June/july 1985 | Volume 36, Issue 4
As usual before a departure, I didn’t get much sleep: to bed at one-thirty, up at three-thirty. We got under way at dawn. The day was clear, the water calm, but the temperature kept dropping, and by noon it was ten above zero. As we passed by Plymouth, the engine broke down not more than a couple of hundred yards from the spot where the depth charge had been dropped. It was as if the YP had been frightened by the memory of the last time. The damage was quickly repaired, but it dashed my hopes that after all the overhauls and repairs the engine might work somewhat more consistently. However, we lost very little time, and soon we were chugging on down to the Cape Cod Canal. I hoped that we would get through and anchor before dark.
Going through the Cape Cod Canal is no more difficult than driving down a four-lane highway, but because of its importance to coastal shipping, no ship could pass through without a pilot. None was on hand to take us through, and we had to circle for two hours. It was pitch black by the time we arrived at the Buzzards Bay end. When we passed under the bridge to the Cape that I had driven over so many times in the summer, I thought what a different creature the ocean is in the winter: familiar places look strange, and a calm day in December is rougher than a rough day in summer.
When we anchored off Mattapoisett, the temperature was about ten below. The cold penetrated the whole ship, clothing, bulkheads, pencils. I left a call for two in the morning and went to bed with mittens and wool helmet. But I was still cold and couldn’t really sleep. At two o’clock I had a cup of coffee in the engine room, the only reasonably warm place on the ship, and then made preparations to get under way. The anchor gear had frozen, and the men had to haul in the anchor by hand, a difficult job because there was a coating of ice around the cable.
The wind that blew away a thick morning fog also coated the whole ship with a layer of ice and made it seem even colder than it was. I sat on the high stool in the wheelhouse, wrapped in two blankets, looking more like a sick Indian than a brave Naval officer. As I sat, I noticed the ship was getting sluggish and slower. After she took a long time to right herself from a roll, I suddenly realized what a dope I was. The scuppers were clogged with ice, and every wave that broke over the bow was adding more water. The ship was filling up like a bathtub. The crew turned to with pipes, axes, and whatever was handy and, working knee-deep in water, cleared the scuppers. In the meantime the engine broke down, and we wallowed for more than an hour.
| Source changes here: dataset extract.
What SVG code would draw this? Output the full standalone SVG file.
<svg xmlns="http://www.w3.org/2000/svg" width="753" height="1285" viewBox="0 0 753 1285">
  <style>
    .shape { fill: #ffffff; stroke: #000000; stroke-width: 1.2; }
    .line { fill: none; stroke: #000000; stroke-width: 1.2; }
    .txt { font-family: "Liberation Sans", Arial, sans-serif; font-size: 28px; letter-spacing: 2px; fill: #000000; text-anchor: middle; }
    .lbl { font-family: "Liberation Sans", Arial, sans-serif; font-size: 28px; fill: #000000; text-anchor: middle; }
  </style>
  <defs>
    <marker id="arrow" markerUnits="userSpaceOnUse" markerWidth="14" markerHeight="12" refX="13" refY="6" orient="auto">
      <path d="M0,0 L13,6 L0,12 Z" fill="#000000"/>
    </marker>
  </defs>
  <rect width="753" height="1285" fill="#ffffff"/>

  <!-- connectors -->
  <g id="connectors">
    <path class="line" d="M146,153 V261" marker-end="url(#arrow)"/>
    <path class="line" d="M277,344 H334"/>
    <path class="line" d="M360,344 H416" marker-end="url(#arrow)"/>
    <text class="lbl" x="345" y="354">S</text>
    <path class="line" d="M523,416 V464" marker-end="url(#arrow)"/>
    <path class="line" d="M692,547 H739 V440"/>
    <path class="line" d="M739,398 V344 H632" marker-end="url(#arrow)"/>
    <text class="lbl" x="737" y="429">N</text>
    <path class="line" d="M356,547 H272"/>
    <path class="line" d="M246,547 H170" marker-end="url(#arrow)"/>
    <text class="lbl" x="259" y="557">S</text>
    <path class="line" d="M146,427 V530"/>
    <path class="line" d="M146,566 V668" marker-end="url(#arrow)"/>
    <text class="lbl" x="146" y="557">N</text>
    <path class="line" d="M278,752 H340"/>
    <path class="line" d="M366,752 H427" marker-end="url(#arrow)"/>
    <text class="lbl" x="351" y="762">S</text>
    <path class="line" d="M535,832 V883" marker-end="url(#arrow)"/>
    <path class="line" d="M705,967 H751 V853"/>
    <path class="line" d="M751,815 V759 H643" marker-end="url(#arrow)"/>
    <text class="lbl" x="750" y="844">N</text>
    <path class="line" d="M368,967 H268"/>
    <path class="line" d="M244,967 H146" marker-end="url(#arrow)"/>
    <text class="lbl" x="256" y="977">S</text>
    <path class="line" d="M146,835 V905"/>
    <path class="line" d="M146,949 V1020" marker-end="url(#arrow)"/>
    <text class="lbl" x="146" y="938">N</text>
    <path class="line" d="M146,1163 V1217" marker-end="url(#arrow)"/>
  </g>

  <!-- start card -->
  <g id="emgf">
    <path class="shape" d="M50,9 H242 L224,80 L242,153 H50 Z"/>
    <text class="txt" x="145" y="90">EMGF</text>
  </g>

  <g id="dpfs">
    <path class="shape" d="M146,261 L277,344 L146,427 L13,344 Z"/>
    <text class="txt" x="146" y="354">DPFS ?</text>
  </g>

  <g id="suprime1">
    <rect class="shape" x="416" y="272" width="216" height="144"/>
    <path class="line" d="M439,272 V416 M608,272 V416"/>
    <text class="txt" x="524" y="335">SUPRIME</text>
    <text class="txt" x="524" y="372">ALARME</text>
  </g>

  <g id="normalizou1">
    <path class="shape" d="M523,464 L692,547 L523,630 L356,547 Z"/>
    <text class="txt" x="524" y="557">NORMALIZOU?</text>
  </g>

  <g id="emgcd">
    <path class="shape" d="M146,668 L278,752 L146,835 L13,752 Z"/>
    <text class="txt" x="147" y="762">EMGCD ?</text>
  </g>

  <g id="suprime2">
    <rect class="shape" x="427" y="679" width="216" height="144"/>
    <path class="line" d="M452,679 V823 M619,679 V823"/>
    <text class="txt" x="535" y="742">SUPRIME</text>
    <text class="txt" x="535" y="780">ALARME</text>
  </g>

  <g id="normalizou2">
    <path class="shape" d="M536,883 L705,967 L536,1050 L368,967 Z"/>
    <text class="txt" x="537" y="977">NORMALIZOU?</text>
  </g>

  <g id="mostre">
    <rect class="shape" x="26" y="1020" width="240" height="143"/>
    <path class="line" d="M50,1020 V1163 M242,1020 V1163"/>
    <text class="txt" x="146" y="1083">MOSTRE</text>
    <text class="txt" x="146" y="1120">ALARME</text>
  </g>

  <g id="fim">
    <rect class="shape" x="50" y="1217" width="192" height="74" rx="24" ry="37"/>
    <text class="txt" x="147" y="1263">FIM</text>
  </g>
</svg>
At length Hansen reported that although the engine was fixed, we probably would not be able to run for more than two hours without shutting down. So I decided we had better head for New London instead of New York.
We stayed there for several days, the ship a frozen lump of wood. The base was helpful, but the engine never did really get fixed. Obviously complete overhaul was necessary, and for that we had to get to New York. I planned to leave during the day, run through the night, and arrive sometime the next afternoon. The day we were to leave, the news came over the radio that the Allies had landed in North Africa. So that was where the transports were going when we saw them leave South Boston. They had departed only a few days before us; they had gone all the way to Africa, and we had only made it as far as New London.
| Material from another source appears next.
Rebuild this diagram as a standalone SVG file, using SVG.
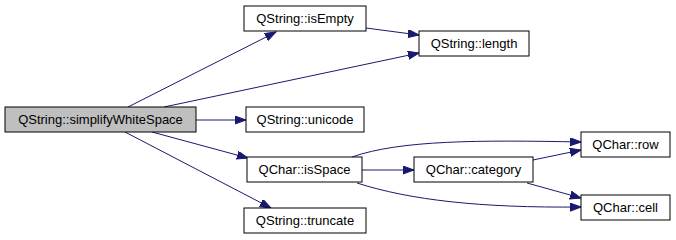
<svg xmlns="http://www.w3.org/2000/svg" width="676" height="240" viewBox="0 0 676 240">
  <style>
    .node rect { fill: #ffffff; stroke: #000000; stroke-width: 1; }
    .node.root rect { fill: #bfbfbf; }
    .node text { font-family: "Liberation Sans", Arial, sans-serif; font-size: 13px; fill: #000000; text-anchor: middle; }
    .edge { fill: none; stroke: #191970; stroke-width: 1; }
  </style>
  <defs>
    <marker id="arrow" markerUnits="userSpaceOnUse" markerWidth="12" markerHeight="9" refX="11" refY="4" orient="auto">
      <path d="M0,0 L11,4 L0,8 z" fill="#191970" stroke="#191970" stroke-width="1"/>
    </marker>
  </defs>
  <rect width="676" height="240" fill="#ffffff"/>

  <g id="edges">
    <path class="edge" d="M128,107 L276,32" marker-end="url(#arrow)"/>
    <path class="edge" d="M164,107 L419,53" marker-end="url(#arrow)"/>
    <path class="edge" d="M366,28 L419,35" marker-end="url(#arrow)"/>
    <path class="edge" d="M196,120 L246,120" marker-end="url(#arrow)"/>
    <path class="edge" d="M152,132 L248,158" marker-end="url(#arrow)"/>
    <path class="edge" d="M125,132 L271,208" marker-end="url(#arrow)"/>
    <path class="edge" d="M352,157 C400,140 480,140 581,142" marker-end="url(#arrow)"/>
    <path class="edge" d="M362,170 L414,170" marker-end="url(#arrow)"/>
    <path class="edge" d="M357,183 C410,200 480,208 581,207" marker-end="url(#arrow)"/>
    <path class="edge" d="M533,160 L581,150" marker-end="url(#arrow)"/>
    <path class="edge" d="M527,183 L581,198" marker-end="url(#arrow)"/>
  </g>

  <g id="simplifyWhiteSpace" class="node root">
    <rect x="5" y="107" width="191" height="25"/>
    <text x="100.5" y="124">QString::simplifyWhiteSpace</text>
  </g>
  <g id="isEmpty" class="node">
    <rect x="244" y="6" width="122" height="25"/>
    <text x="305" y="23">QString::isEmpty</text>
  </g>
  <g id="length" class="node">
    <rect x="419" y="31" width="110" height="25"/>
    <text x="474" y="48">QString::length</text>
  </g>
  <g id="unicode" class="node">
    <rect x="246" y="107" width="118" height="25"/>
    <text x="305" y="124">QString::unicode</text>
  </g>
  <g id="isSpace" class="node">
    <rect x="247" y="157" width="115" height="25"/>
    <text x="304.5" y="174">QChar::isSpace</text>
  </g>
  <g id="truncate" class="node">
    <rect x="244" y="208" width="122" height="25"/>
    <text x="305" y="225">QString::truncate</text>
  </g>
  <g id="category" class="node">
    <rect x="414" y="157" width="119" height="25"/>
    <text x="473.5" y="174">QChar::category</text>
  </g>
  <g id="row" class="node">
    <rect x="581" y="132" width="89" height="25"/>
    <text x="625.5" y="149">QChar::row</text>
  </g>
  <g id="cell" class="node">
    <rect x="581" y="195" width="89" height="25"/>
    <text x="625.5" y="212">QChar::cell</text>
  </g>
</svg>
We set out for New York in midmorning and by noon were headed down Long Island Sound, where the YP proceeded quite well in the calmer waters. We had one breakdown, and we had to shut down once, but otherwise the night was uneventful. We arrived off the pilot station that afternoon. As at the Cape Cod Canal, we had a long wait before a pilot was available, and once again we entered a strange harbor at night. I could have gone in without a pilot, but although I had lived in New York, I had never gone down the East River by boat, and I decided I’d better have a guide. The tide was with us and running strongly. As we passed Blackwells Island on the Manhattan side, the blackout brought the buildings very close. I felt as if I could reach out and touch them and had a feeling of nostalgia and a little envy for the people who lived in those great towers and had warmth and a night’s sleep.
We dropped below the tip of Manhattan, left Governors Island to port, and headed for Tompkinsville on Staten Island. After threading our way through an incredible number of freighters, we approached the Navy piers around midnight. I warned the pilot about the engine, and we came in slow. We were able to back down but then could not get her started again and had to work our way into the dock simply by hauling on the lines.
The next morning the view of the harbor brought home the war. The dozens of dirty tramp steamers that covered the harbor bore visible signs of the struggle with the enemy and the punishment of the sea. I had seen hurt ships in the Boston Navy yard, but it was not the same: the damaged destroyers seemed more like knights of old with breastplates dented by the joust than participants in a modern struggle. But these ships, mostly minesweepers, had lost the look of Navy neatness; with the severe icing on hull and rigging, they looked like the pictures I used to see of trawlers returning from the Grand Banks.